Inoltre, rileva la Corte come sia insufficiente e manifestamente illogica la motivazione resa dal Giudice del rinvio, anche se richiesta espressamente dalla sentenza rescindente, relativamente alla ritenuta sussistenza del cambio di abitudini di vita da parte del nucleo familiare delle parti civili.

Questo, invero, viene descritto quale conseguenza coerente con il contesto, ma contemporaneamente la condotta viene indicata come epilogo al quale, però, avevano contribuito anche considerazioni diverse da parte delle persone offese.

Il trasferimento dal Condominio in altra abitazione sita sempre nella medesima città, dunque, ha, secondo la motivazione del Giudice del rinvio, ragioni diverse rispetto al comportamento reiterato nel tempo attuato dell'imputata.

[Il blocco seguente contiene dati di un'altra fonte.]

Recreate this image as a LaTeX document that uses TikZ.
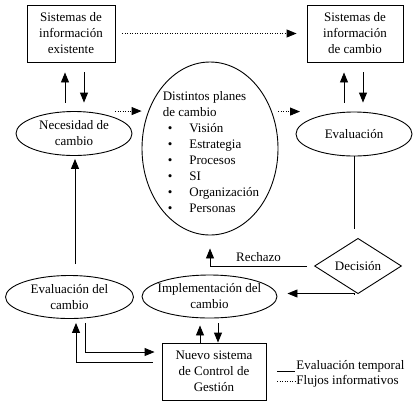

Stalking in condominio, quando viene commesso?

Né la sentenza di secondo grado si sofferma, valorizzando gli ulteriori profili cui si richiama anche la sentenza rescindente, attinenti al mutamento delle abitudini di vita delle persone offese in costanza della loro permanenza nel Condominio teatro dei fatti, come riscontrato dal primo giudice, sia pure limitatamente alla sentenza di I°, dove si accennava ai fastidi subìti per la condotta di Tizia alla limitazione dei propri spostamenti e delle soste in terrazza, all'aver dovuto Sempronia trascorrere la notte fuori casa quando il coniuge Caio era assente ed all'essersi essi indotti a lasciare l'abitazione dopo molti anni.

Considerazioni conclusive

È evidente come la sanzione penale, per essere applicata, necessiti di un rigore probatorio e di un corredo motivazionale robusti, proprio per evitare di condannare ingiustamente condotte inesistenti o non lesive.

Nel caso di specie, i diversi Giudici avvicendatisi hanno soppesato ed interpretato le condotte di reato, delle quali, peraltro, come si è letto, intravediamo unicamente i connotati, non essendo esse mai descritte puntualmente nella pronuncia esaminata.

Ciò che dobbiamo rilevare e trarre come conseguenza ed insegnamento risiede nella capacità lesiva di singoli atti persecutori e nella generazione delle situazioni descritte dalla norma dell'art. 612 bis c.p.